Q: My understanding is that a type of finish known as “French polishing” gives not only a hand-built look to an instrument, but also a better quality of tone and a fuller sound. How does this process work, and is it worth having it done to my moderately priced Samick Greg Bennett Design D5? —Ken Jarabek Victoria, B.C., Canada
A: French polishing is a technique of applying many separate layers of varnish to an instrument or article of furniture, using a cloth pad to spread and buff liquid finish until it forms a dry, polished surface. Production of an even finish requires considerable skill, elbow grease, and time. The finish material typically used in French polishing is either oil or spirit varnish.

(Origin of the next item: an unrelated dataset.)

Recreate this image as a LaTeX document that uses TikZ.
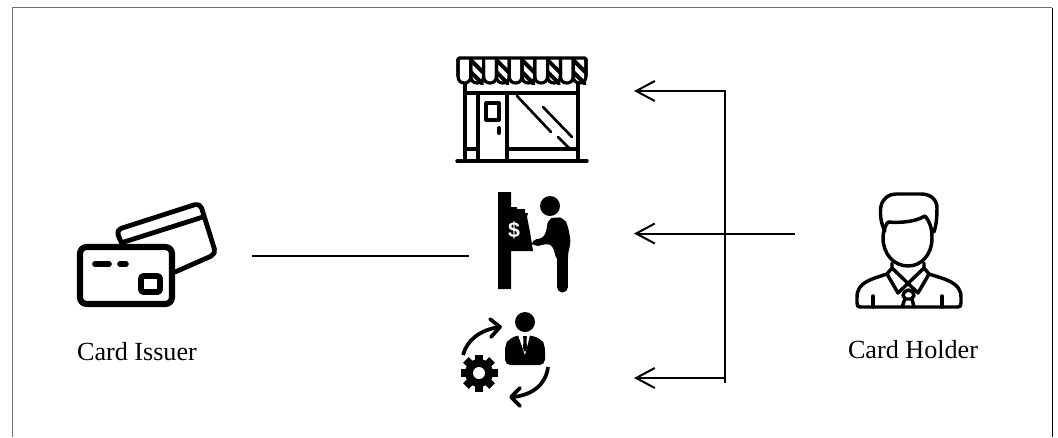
\documentclass[tikz,border=0pt]{standalone}
\usepackage{fontspec}
\setmainfont{Liberation Serif}
\setsansfont{Liberation Sans}
\usetikzlibrary{arrows.meta}
\tikzset{
  px/.style={x=0.75pt,y=-0.75pt},
  ico/.style={line width=3pt,line cap=round,line join=round,black},
  thin ico/.style={line width=2.4pt,line cap=round,line join=round,black},
  conn/.style={line width=1.5pt,black},
  arr/.style={conn,-{Straight Barb[length=14pt,width=15pt,line width=1.5pt]}},
  lab/.style={font=\fontsize{19.6pt}{22pt}\selectfont,inner sep=0pt,black,anchor=base}
}
\begin{document}
\begin{tikzpicture}[px]
\useasboundingbox (0,0) rectangle (1058,437);
\fill[white] (0,0) rectangle (1058,437);
% frame
\draw[black!55,line width=1pt] (12.5,437) -- (12.5,7.5) -- (1052,7.5);
\draw[black,line width=0.75pt] (1052,7.5) -- (1052,437);
% labels
\node[lab] (issuer) at (137,360) {Card Issuer};
\node[lab] (holder) at (913,358) {Card Holder};
% connectors
\coordinate (lineL) at (252,255.5);
\coordinate (lineR) at (469,255.5);
\coordinate (top) at (634,91);
\coordinate (mid) at (634,233.5);
\coordinate (bot) at (634,378);
\coordinate (source) at (795,233.5);
\coordinate (jt) at (725,91);
\coordinate (jb) at (725,383);
\coordinate (jb2) at (725,378);
\draw[conn] (lineL) -- (lineR);
\draw[arr] (jt) -- (top);
\draw[arr] (source) -- (mid);
\draw[arr] (jb2) -- (bot);
\draw[conn] (725,90.4) -- (jb);
% store
\begin{scope}[thin ico]
  % hatching in alternate scallops
  \foreach \x in {470.8,496.4,522,547.6,573.2}{
    \begin{scope}
      \clip (\x,58) rectangle (\x+12.8,84);
      \draw[line width=3pt,line cap=butt] (\x-1,59) -- (\x+14,74);
      \draw[line width=3pt,line cap=butt] (\x-2,70) -- (\x+13,85);
    \end{scope}
  }
  \draw[line width=2.6pt] (458,76) -- (458,60) .. controls (458,58.5) and (459,58) .. (460,58) -- (584,58) .. controls (585,58) and (586,58.5) .. (586,60) -- (586,76);
  \foreach \x in {458,470.8,483.6,496.4,509.2,522,534.8,547.6,560.4,573.2}
    \draw[line width=2.4pt] (\x,59) -- (\x,76) .. controls (\x,81) and (\x+3,83) .. (\x+6.4,83) .. controls (\x+9.8,83) and (\x+12.8,81) .. (\x+12.8,76) -- (\x+12.8,59);
  \draw[line width=2.4pt,line cap=butt] (465,84) -- (465,160);
  \draw[line width=2.4pt,line cap=butt] (578,84) -- (578,160);
  \draw[line width=2.4pt] (465,93) -- (578,93);
  \draw[line width=2.6pt] (457,161) -- (587,161);
  \draw[line width=2.4pt] (478,94) -- (478,160);
  \draw[line width=2.4pt] (507,94) -- (507,160);
  \draw[line width=2.4pt] (465,149) -- (478,149);
  \draw[line width=2.4pt] (507,149) -- (578,149);
  \draw[line width=2.4pt] (486,103) rectangle (499,120);
  \draw[line width=3pt] (499,128) -- (499,133);
  \draw[line width=2pt] (517,96) -- (551,132);
  \draw[line width=2pt] (543,107) -- (572,137);
  \draw[line width=2pt] (558,137) -- (569,148);
\end{scope}
% ATM person
\fill[black] (498,192) -- (511,192) -- (511,207) -- (517,207) -- (517,209) -- (525,209) -- (525,213) -- (528,213) -- (527,217) -- (530,232) -- (533,251) -- (511,251) -- (511,289) -- (498,289) -- cycle;
\node[font=\bfseries\sffamily\fontsize{16pt}{16pt}\selectfont,white,inner sep=0pt] (dollar) at (514,230) {\$};
\fill[black] (550,206) circle (10);
\fill[black,rounded corners=4pt] (548,219) -- (556,217) -- (564,218) -- (568,226) -- (571,243) -- (568,252) -- (568,262) -- (557,262) -- (554,250) -- (551,243) -- (533,247) -- (531,240) -- (544,238) -- (547,228) -- cycle;
\draw[black,line width=8.25pt,line cap=round] (562.5,252) -- (562.5,287);
% staff person
\fill[black] (525,322) circle (10);
\fill[black,rounded corners=4pt] (505,365) -- (545,365) -- (545,345) -- (541,339) -- (530,335) -- (518,335) -- (509,339) -- (505,345) -- cycle;
\fill[white] (518,335) -- (530,335) -- (525,355) -- cycle;
\fill[black] (523,336) -- (527,336) -- (526.5,340) -- (527,348) -- (525,352) -- (523,348) -- (523.5,340) -- cycle;
% arrows around staff
\draw[ico,line width=2.8pt,line cap=butt] (463,355) .. controls (467,340) and (480,330) .. (499,327);
\draw[ico,line width=2.8pt] (490,319) -- (500,327) -- (491,337);
\draw[ico,line width=2.8pt,line cap=butt] (548,367) .. controls (546,384) and (533,395) .. (513,397);
\draw[ico,line width=2.8pt] (520,388) -- (511,397) -- (520,406);
% gear
\fill[black] (479,373) circle (14);
\foreach \a in {0,45,...,315}
  \fill[black,rotate around={\a:(479,373)}] (475,354.5) rectangle (483,364);
\fill[white] (479,373) circle (6);
% card icon
\begin{scope}[ico]
  \draw[line width=3.6pt,rounded corners=4pt] (122,244) -- (116,230) -- (200,203) -- (216,254) -- (175,272);
  \draw[line width=3.6pt] (124,242) -- (203,217);
  \draw[rounded corners=5pt,line width=4.6pt] (80,247) rectangle (172,304);
  \draw[line width=4.2pt] (95,264) -- (109,264);
  \draw[line width=4.2pt] (120,264) -- (126,264);
  \draw[rounded corners=2pt,line width=4.4pt] (141,276) rectangle (160,292);
\end{scope}
% holder icon
\begin{scope}[thin ico,line width=2.6pt]
  \draw (885,231) .. controls (880,222) and (880,212) .. (881,206) .. controls (883,198) and (889,194) .. (896,194) -- (921,194) .. controls (931,194) and (937,200) .. (937,208) .. controls (937,218) and (936,226) .. (934,232);
  \draw (888,222) .. controls (900,223) and (915,222) .. (925,216) .. controls (930,222) and (932,228) .. (932,238) .. controls (932,255) and (921,266) .. (908,266) .. controls (894,266) and (883,254) .. (883,238) .. controls (883,231) and (885,226) .. (888,222);
  \draw (892,263) -- (892,268) -- (887,274) .. controls (872,279) and (857,282) .. (857,297) -- (857,303) .. controls (857,306) and (858,307) .. (860,307) -- (958,307) .. controls (960,307) and (961,306) .. (961,303) -- (961,297) .. controls (961,282) and (944,279) .. (929,274) -- (924,268) -- (924,263);
  \draw (887,274) -- (898,293) -- (924,268);
  \draw (892,268) -- (918,293) -- (929,274);
  \draw (903,296) .. controls (904,288) and (913,288) .. (914,296) -- (911,299) -- (906,299) -- cycle;
  \draw (905,299) -- (902,307);
  \draw (912,299) -- (914,307);
  \draw (873,296) -- (873,307);
  \draw (942,296) -- (942,307);
\end{scope}
\end{tikzpicture}
\end{document}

The sonic benefit of varnish comes from the material itself rather than method of application. Most specifically, the sonic benefit of any finish depends on matching its properties of hardness and density with a specific instrument’s voicing requirements and on achieving appropriate finish thickness.
One advantage of French polishing is that the technique allows finish to be applied more thinly than can easily be achieved through other methods of application. And the thinner the finish, the less sonically important the finish material.
Think of finish as the final step in voicing. As with other elements of voicing, there is no right or wrong here, only what’s appropriate.
While a soft, relatively thick oil varnish will roll off high-end harshness in certain guitars, the same finish will cause high-end damping in others; some violin makers string and play a violin between finish coatings to determine optimum finish thickness for an individual violin, for example, nicely illustrating the role finish can play in instrument voicing.
I assume you are dissatisfied with the sound of your guitars. It’s likely that excessive finish thickness and density is a contributing factor. A thinner finish may, as you suggest, allow better quality tone and fuller sound. If, however, excessive finish density is a problem, French polishing over existing finish will not solve it.
Complete refinishing with a French polished varnish is an option that will likely improve the sound of your guitars and additionally give them a more handmade look. I’d be surprised, though, if a competently executed French polished refinish costs less than $1,500 to $2,000 per guitar. Neck and bridge must be disassembled, finish stripped, new finish painstakingly applied, then the guitar must be reassembled and set up. All steps must be expertly executed, otherwise the final product will look like a hack job. Refinishing just the top is an option, though still expensive.
If the cost of refinishing your guitars is not enough of a deterrent, consider that the original finishes may not be their only sonic liabilities. Instead of refinishing, I recommend investing in guitars that will make you smile without requiring modification.